Maullidos en la Gran Manzana ( capítulo l )
Las ansias por conocer a la urbe neoyorquina no superaban el
listón de la curiosidad y en ella me embarqué dejándome arrastrar por la tibieza
de la esperanza que superase tales expectativas. Sí, lo reconozco, me puede más
la huella renacentista o la historia labrada por los siglos sobre piedras testigos
de avatares pretéritos, que la cegadora luz que refulge de los rascacielos.
Pero había que ir. De modo que tras una carrera contra el sol, salimos de día y
llegamos de día. O sea, una jornada de múltiples horas que trastocaron
descansos. Y como premonitorio presagio un bochorno acompañó a la lluvia a
nuestra llegada. Rápidamente el diseño de la parrilla callejera que forman las
avenidas y las calles numeradas en sentido ascendente o descendente, de Este a
Oeste, nos planteó un sudoku fácilmente entendible por el que desenvolverse.

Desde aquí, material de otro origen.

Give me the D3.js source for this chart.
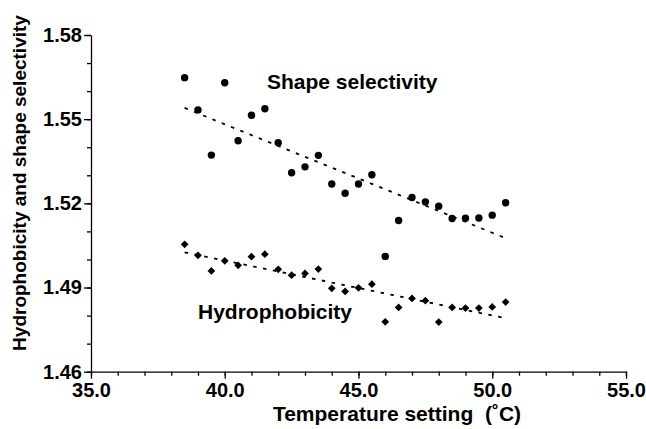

Nada que no se hubiese visto ya en multitud de noticiarios, películas o
festividades de fin de año, excepto el
exceso. Exceso de ruido, exceso de
vehículos, exceso de peatones, exceso de obras y escasez de asfalto uniforme
ante tantas pisadas desgastadoras. Primeros indicios de tortícolis al elevar el
ángulo de la visión por encima de lo razonable y el olor a frituras saliendo de
los infinitos establecimientos sobre los que saciar hambres. Escaparates de maniquíes consumiendo sus vasos
de cartón con un mejunje que no me atrevería a calificar de café. Todo a lo
grande, sin duda. Y allá al norte Central Park oficiando de válvula oxigenante ante
tanta polución y redes wi-fi sobre las
que asaetear mensajes como mantras solitarios de quienes no querían serlo. Y más al sur, La Plaza del Tiempo, sobre la
que compiten rótulos de neón limosneando atenciones. Y más ruido. Y esa extraña
sensación de pregunta sin resolver ante tanto trasiego de gente que uniformada
del modo más variopinto se hace presente. Broadway trazando la diagonal como
línea disconforme con el paralelismo de sus vecinas pespunteada de musicales a
la espera del solícito reventa. Faltaban
los confetis para la celebración de
estar allí y desde los escaparates los gigantescos botones de chocolates o las
gominolas de kilo congratulándose de tal compañía. ¿Por dónde empezar a digerirla?
Esa era la cuestión y quizás la noche aportase soluciones. Mientras, la mochila descabalgaba de la
espalda y silenciosa se apiadaba e irónica callaba el “te lo avisé”.